Unfortunately, one of the aspects of this aging-aversion in America is age discrimination in the workplace. As we noted in our April 8 post, however, there are protections available under federal and state laws against age discrimination.
In this part of our two-part post, we will explore some of the legal remedies that can be pursued for such discrimination.
Again, keep in mind that legal protections against age discrimination take effect at 40 at the federal level. In some states, such protections may even come into play sooner.
So what should you do if you suspect age discrimination in hiring or on the job?
One option is to file a complaint with the federal Equal Employment Opportunity Commission.
If the EEOC takes the case, its investigation could support your position that discrimination occurred. In some cases, the EEOC could even work out a proposed settlement.
But even in those cases, it makes sense to discuss your case with an employment law attorney.
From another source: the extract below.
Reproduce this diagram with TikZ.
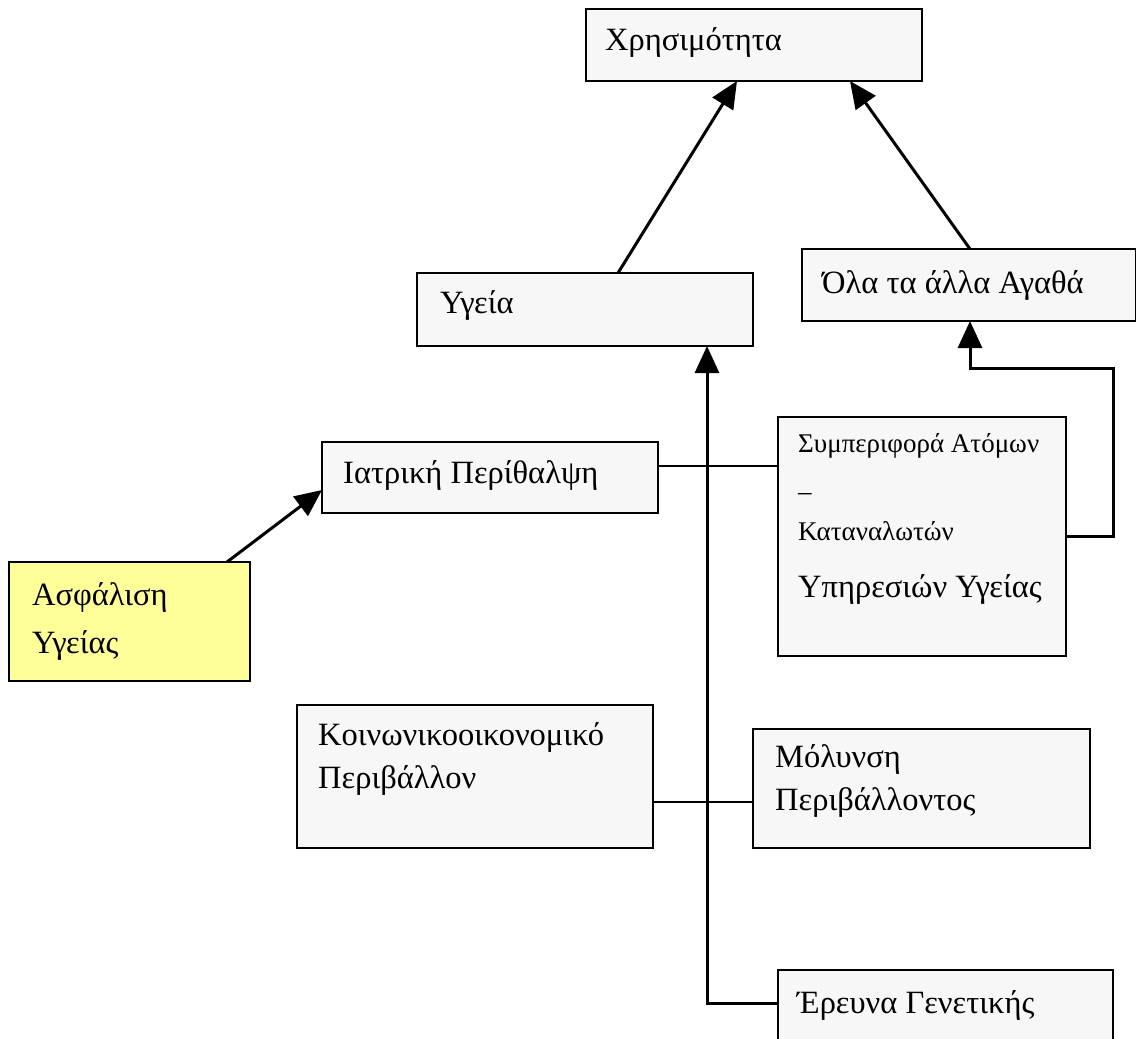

An attorney can advise you on whether to accept the EEOC’s proposed settlement on your behalf.
And even if the EEOC does not pursue your case, it can provide you with a “right to sue letter.” For more information about this process from the EEOC, click here.
In short, filing with the EEOC is one option that you have when you suspect unlawful discrimination. But getting the advice of an employment law attorney can help you understand your full range of options.
There is no denying the importance of the issues involved in age discrimination cases. In today’s economy, it is well known that older workers face many challenges in getting hired. That is one reason why it may be better to assert your rights where you are, instead of just moving on.